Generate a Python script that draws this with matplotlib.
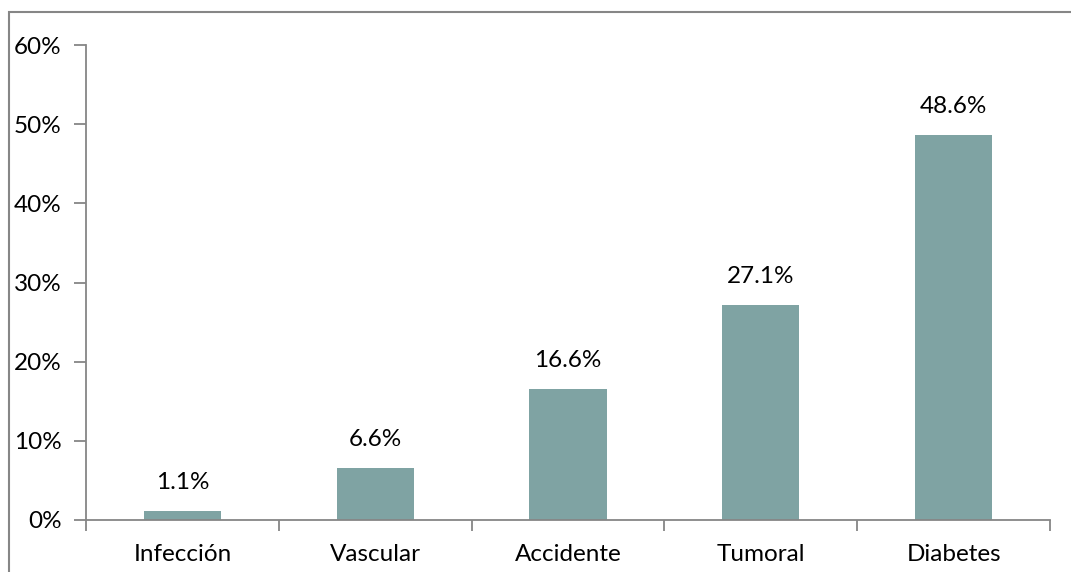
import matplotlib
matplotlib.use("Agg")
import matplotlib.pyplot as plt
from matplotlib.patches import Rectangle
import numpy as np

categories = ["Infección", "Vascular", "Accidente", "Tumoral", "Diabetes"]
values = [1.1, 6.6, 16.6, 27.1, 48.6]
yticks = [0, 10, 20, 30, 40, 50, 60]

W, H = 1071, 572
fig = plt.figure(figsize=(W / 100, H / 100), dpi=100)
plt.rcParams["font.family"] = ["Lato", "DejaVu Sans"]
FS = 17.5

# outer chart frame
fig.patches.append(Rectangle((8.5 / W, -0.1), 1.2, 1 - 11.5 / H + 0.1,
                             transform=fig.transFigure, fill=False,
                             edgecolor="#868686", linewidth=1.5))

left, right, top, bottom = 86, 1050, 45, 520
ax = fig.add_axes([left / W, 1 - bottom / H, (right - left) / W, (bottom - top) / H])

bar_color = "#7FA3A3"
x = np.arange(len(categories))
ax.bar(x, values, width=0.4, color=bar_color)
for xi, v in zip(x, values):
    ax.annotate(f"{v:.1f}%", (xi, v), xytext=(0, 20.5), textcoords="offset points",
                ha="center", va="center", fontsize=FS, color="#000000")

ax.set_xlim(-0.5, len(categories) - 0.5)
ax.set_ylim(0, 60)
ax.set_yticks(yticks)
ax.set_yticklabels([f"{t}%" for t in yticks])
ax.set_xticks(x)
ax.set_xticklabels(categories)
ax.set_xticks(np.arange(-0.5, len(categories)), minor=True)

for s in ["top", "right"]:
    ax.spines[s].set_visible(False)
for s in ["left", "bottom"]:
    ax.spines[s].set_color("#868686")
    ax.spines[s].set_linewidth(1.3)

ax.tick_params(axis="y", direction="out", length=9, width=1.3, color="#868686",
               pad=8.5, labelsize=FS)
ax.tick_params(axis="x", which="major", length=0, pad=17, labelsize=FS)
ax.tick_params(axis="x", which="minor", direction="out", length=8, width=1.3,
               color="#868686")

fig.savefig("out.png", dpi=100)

^^^^

PROBLEM REQUIREMENTS:
Every line of text is to be repeated exactly; pictures are left out.

SOLVED EXERCISE:
Generate a Python script that draws this with matplotlib.
import matplotlib
matplotlib.use("Agg")
import matplotlib.pyplot as plt
from matplotlib.patches import Rectangle
import numpy as np

categories = ["Infección", "Vascular", "Accidente", "Tumoral", "Diabetes"]
values = [1.1, 6.6, 16.6, 27.1, 48.6]
yticks = [0, 10, 20, 30, 40, 50, 60]

W, H = 1071, 572
fig = plt.figure(figsize=(W / 100, H / 100), dpi=100)
plt.rcParams["font.family"] = ["Lato", "DejaVu Sans"]
FS = 17.5

# outer chart frame
fig.patches.append(Rectangle((8.5 / W, -0.1), 1.2, 1 - 11.5 / H + 0.1,
                             transform=fig.transFigure, fill=False,
                             edgecolor="#868686", linewidth=1.5))

left, right, top, bottom = 86, 1050, 45, 520
ax = fig.add_axes([left / W, 1 - bottom / H, (right - left) / W, (bottom - top) / H])

bar_color = "#7FA3A3"
x = np.arange(len(categories))
ax.bar(x, values, width=0.4, color=bar_color)
for xi, v in zip(x, values):
    ax.annotate(f"{v:.1f}%", (xi, v), xytext=(0, 20.5), textcoords="offset points",
                ha="center", va="center", fontsize=FS, color="#000000")

ax.set_xlim(-0.5, len(categories) - 0.5)
ax.set_ylim(0, 60)
ax.set_yticks(yticks)
ax.set_yticklabels([f"{t}%" for t in yticks])
ax.set_xticks(x)
ax.set_xticklabels(categories)
ax.set_xticks(np.arange(-0.5, len(categories)), minor=True)

for s in ["top", "right"]:
    ax.spines[s].set_visible(False)
for s in ["left", "bottom"]:
    ax.spines[s].set_color("#868686")
    ax.spines[s].set_linewidth(1.3)

ax.tick_params(axis="y", direction="out", length=9, width=1.3, color="#868686",
               pad=8.5, labelsize=FS)
ax.tick_params(axis="x", which="major", length=0, pad=17, labelsize=FS)
ax.tick_params(axis="x", which="minor", direction="out", length=8, width=1.3,
               color="#868686")

fig.savefig("out.png", dpi=100)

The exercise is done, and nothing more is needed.